Sat Dec 31, 12:07:00 AM 2005  
Blogger littlecow said...

@lenscrafter: i am afraid raju's solution is the right one - your solution has some counting issues. for ex, n=2 gives a total of 6 cases using 2n!/2^n. however, only 3 cases exist in reality (corresponding to (a) both noodles tied into 2 loops separately, (b) noodle 1 and noodle 2 tied into a single loop in two different ways). in calculating the total number of cases, you included the order in which the ends were chosen. for example, if there were two noodles and you were counting the single loops that can be made, according to your logic, you would have 2C1.1C1 ways of doing it (viz choose one end, tie it to the other end of the same noodle and then, choose one out of the remaining end and tie it... etc) - but there is really only one way of doing it! the ordering accounts for an additional n! which need to be removed from each of the cases to give a total of 2n!/n!/2^n cases.

your number of favorable cases is also underestimated: note that n noodles can be arranged in a circle in (n-1)! ways and not n! (providing for the circular ordering which counts the same linearly ordered cases n times). But in each of these cases, every noodle can be reversed - providing (n-1)!*2^(n-1) total favorable cases instead of the n! you had calculated.

this answer is the same as that of raju's!

@raju: good job!

Mon Jan 02, 10:54:00 AM 2006  
Blogger lenscrafter said...

ok ok i understand now. seems to be some sort of apparent contradiction though: choosing the initial noodle can be done in 200 ways, even though the probabilities are the same whichever noodle you start with. so shouldn't there be 200 different starting ways to achieve the same end result ?

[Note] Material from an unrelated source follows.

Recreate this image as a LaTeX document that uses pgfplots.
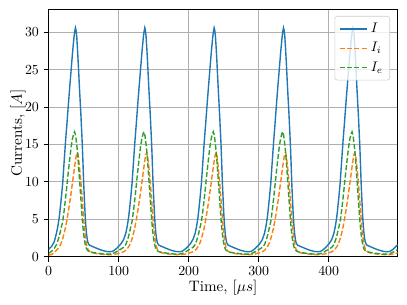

Tue Jan 03, 01:15:00 PM 2006  
Blogger littlecow said...

@lenscrafter: what is the contradiction?

Tue Jan 03, 01:21:00 PM 2006  
Blogger lenscrafter said...

you can reach the same outcome by starting out 200 different ways, each of which has the same probability. so shouldn't one add all the probabilities of each event to get the probability of the final outcome ?

Tue Jan 03, 04:30:00 PM 2006  
Blogger lenscrafter said...

grenade, ok now i finally understand. thanks for beating it into my head.